1966. A critica da jurisprudência dogmática como critica de nossa epoca

A critica da jurisprudência dogmática como crítica de nossa época

A. L. Machado Neto e Zahidé Machado Neto (comps.) O Direito e a vida social. Leituras básicas de sociologia jurídica.  Companhia Editora Nacional. Editora da Universidade de São Paulo, São Paulo, 1966.

(traducción de Antonio Luis Machado Neto)

Mais que uma conveniência, parece hoje uma necessidade que o filósofo participe no convulso diálogo da revolução mundial que estamos vivendo e que não logra ser dissimulada porque a denominemos simplesmente crise. Na base mesma dêsse fenômeno está a questão que, por antonomásia, chamamos hoje a questão social; pelo que, se o capitalismo significa um sistema social e não simplesmente um sistema econômico, resulta legítimo dizer que estamos presenciando a crise da sociedade capitalista; coisa já entrevista com superlativa clareza por aquela Filosofia Social que chegou a ser a única que passa com vida própria do século XIX ao XX; isto é: a única que, correspondendo ao que aquele século em verdade continha como sua própria criação com referência à estrutura social e ao movimento histórico, está hoje, por isto, em nossas circunstâncias, dando-nos situação irremediável na medida em que, como herdeiros diretos daquele século, temos que continuar vivendo-o em seus problemas não-solucionados. Durante os últimos anos me tenho dedicado a estudar esta articulação entre a sociedade capitalista e a Ciência Normativa do Direito, com o objetivo de saldar minha divida a respeito daquela “gnoseologia do êrro no Direito” que tenho anunciada, como preocupação teórica, desde 1944. Minha tarefa fica cumprida com um livro Ideologia y Derecho, de próximo aparecimento. Pois não basta a afirmação unilateral do jurista de que êle faz teoria e de que, por sua radicação científica, está neutralizado com relação às fôrças que lutam pelo Poder Social, para ter por certo que essa neutralidade existe.
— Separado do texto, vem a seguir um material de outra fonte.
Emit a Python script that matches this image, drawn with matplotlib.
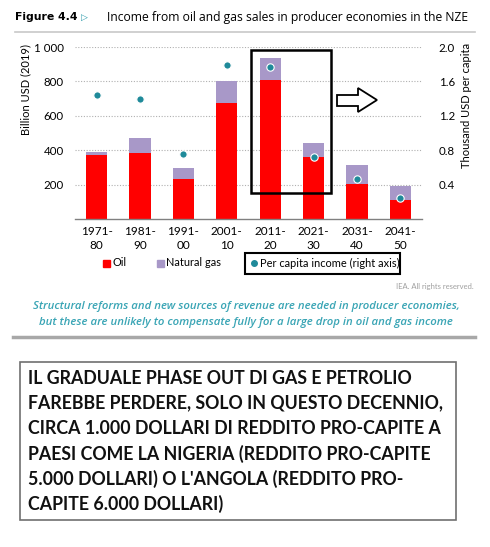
import matplotlib
matplotlib.use('Agg')
import matplotlib.pyplot as plt
import matplotlib.patches as mpatches
import numpy as np

plt.rcParams['font.family'] = ['Lato', 'DejaVu Sans']

# data
periods = ['1971-\n80', '1981-\n90', '1991-\n00', '2001-\n10',
           '2011-\n20', '2021-\n30', '2031-\n40', '2041-\n50']
oil = [370, 385, 230, 675, 810, 360, 205, 108]
gas = [20, 85, 65, 127, 125, 80, 110, 85]
per_capita = [1.44, 1.40, 0.76, 1.79, 1.77, 0.72, 0.46, 0.25]

left_ticks = [200, 400, 600, 800, 1000]
left_labels = ['200', '400', '600', '800', '1 000']
right_ticks = [0.4, 0.8, 1.2, 1.6, 2.0]

RED = '#FF0000'
LAV = '#A898C8'
TEAL = '#1F8A9A'
W, H = 490, 547


def fx(px):
    return px / W


def fy(py):
    return 1 - py / H


fig = plt.figure(figsize=(4.9, 5.47), dpi=100)

# title
fig.text(fx(15), fy(17), 'Figure 4.4', fontsize=7.8, fontweight='bold', va='center',
         family=['DejaVu Sans'])
fig.text(fx(81), fy(17), '\u25b7', fontsize=6.5, fontweight='bold', va='center',
         color='#2A9AAA', family=['DejaVu Sans'])
fig.text(fx(107), fy(17), 'Income from oil and gas sales in producer economies in the NZE',
         fontsize=8.7, va='center', family=['Open Sans', 'DejaVu Sans'])
fig.add_artist(plt.Line2D([fx(15), fx(475)], [fy(32), fy(32)], color='#c8c8c8', lw=1.2))

# main axes
ax = fig.add_axes([fx(75), fy(219), fx(347), 172 / H])
x = np.arange(len(periods))
ax.bar(x, oil, width=0.49, color=RED, zorder=2)
ax.bar(x, gas, width=0.49, bottom=oil, color=LAV, zorder=2)
ax.set_xlim(-0.5, 7.5)
ax.set_ylim(0, 1000)
ax.set_yticks(left_ticks)
ax.set_yticklabels(left_labels)
ax.set_xticks(x)
ax.set_xticklabels(periods, linespacing=1.3)
ax.tick_params(length=0, labelsize=8.5, pad=5)
ax.tick_params(axis='y', pad=8, labelsize=8.3)
for v in left_ticks:
    ax.axhline(v, color='#b0b0b0', lw=0.8, ls=(0, (1, 1.5)), zorder=1)
for s in ['top', 'right', 'left']:
    ax.spines[s].set_visible(False)
ax.spines['bottom'].set_color('#808080')
ax.spines['bottom'].set_linewidth(1.0)

ax2 = ax.twinx()
ax2.plot(x, per_capita, 'o', color=TEAL, ms=5.3, mec='white', mew=0.8, zorder=3)
ax2.set_ylim(0, 2.0)
ax2.set_yticks(right_ticks)
ax2.set_yticklabels(['%.1f' % t for t in right_ticks])
ax2.tick_params(length=0, labelsize=8.3, pad=12)
for s in ax2.spines.values():
    s.set_visible(False)

fig.text(fx(26), fy(90), 'Billion USD (2019)', rotation=90, fontsize=8, ha='center', va='center')
fig.text(fx(466), fy(105), 'Thousand USD per capita', rotation=90, fontsize=8, ha='center', va='center')

# highlight box around 2011-20 and 2021-30
ax.add_patch(mpatches.Rectangle((3.56, 151), 1.85, 832, fill=False, ec='black', lw=1.8,
                                clip_on=False, zorder=4))

# outlined arrow
arrow_px = [(337, 95), (358, 95), (358, 88), (377, 100), (358, 112), (358, 106), (337, 106)]
fig.add_artist(mpatches.Polygon([(fx(a), fy(b)) for a, b in arrow_px], closed=True,
                                fc='white', ec='black', lw=1.3))

# legend
fig.add_artist(mpatches.Rectangle((fx(103), fy(267)), fx(7), 7 / H, color=RED))
fig.text(fx(112), fy(263), 'Oil', fontsize=7.9, va='center')
fig.add_artist(mpatches.Rectangle((fx(157), fy(267)), fx(7), 7 / H, color=LAV))
fig.text(fx(166), fy(263), 'Natural gas', fontsize=7.9, va='center')
fig.add_artist(mpatches.Rectangle((fx(245), fy(274)), fx(155), 21 / H, fill=False,
                                  ec='black', lw=1.5))
fig.add_artist(plt.Line2D([fx(254)], [fy(263)], marker='o', color=TEAL, ms=4))
fig.text(fx(260), fy(263), 'Per capita income (right axis)', fontsize=7.9, va='center')

fig.text(fx(474), fy(286), 'IEA. All rights reserved.', fontsize=5.5, color='#a0a0a0',
         ha='right', va='center')

fig.text(fx(246), fy(306), 'Structural reforms and new sources of revenue are needed in producer economies,',
         fontsize=8.2, style='italic', weight='semibold', color='#3AA5B5', ha='center', va='center',
         family=['Open Sans', 'DejaVu Sans'])
fig.text(fx(246), fy(322), 'but these are unlikely to compensate fully for a large drop in oil and gas income',
         fontsize=8.2, style='italic', weight='semibold', color='#3AA5B5', ha='center', va='center',
         family=['Open Sans', 'DejaVu Sans'])
fig.add_artist(plt.Line2D([fx(13), fx(475)], [fy(337), fy(337)], color='#a8a8a8', lw=2.5))

# text box
fig.add_artist(mpatches.Rectangle((fx(20), fy(520)), fx(436), 158 / H, fill=False,
                                  ec='#707070', lw=1.2))
box_lines = ['IL GRADUALE PHASE OUT DI GAS E PETROLIO',
             'FAREBBE PERDERE, SOLO IN QUESTO DECENNIO,',
             "CIRCA 1.000 DOLLARI DI REDDITO PRO-CAPITE A",
             'PAESI COME LA NIGERIA (REDDITO PRO-CAPITE',
             "5.000 DOLLARI) O L'ANGOLA (REDDITO PRO-",
             'CAPITE 6.000 DOLLARI)']
for i, line in enumerate(box_lines):
    fig.text(fx(28), fy(378 + i * 25.2), line, fontsize=12.8, fontweight='bold',
             va='center', color='#111111')

fig.savefig('out.png', dpi=100)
Pelo contrário, pode-se fazer patente que não apenas o legislador, mas também os juizes e os juristas se pronunciam, em suas sentenças e em seus livros, todos os dias, pelas direitas ou pelas esquerdas em uns casos, pelo totalitarismo ou pela democracia em outros tantos. Não se trata da atitude deliberada que um autor assume como verdade depois de haver abordado o problema, senão daquilo que como ideologia se aderiu em forma inconsciente a sua intenção de verdade.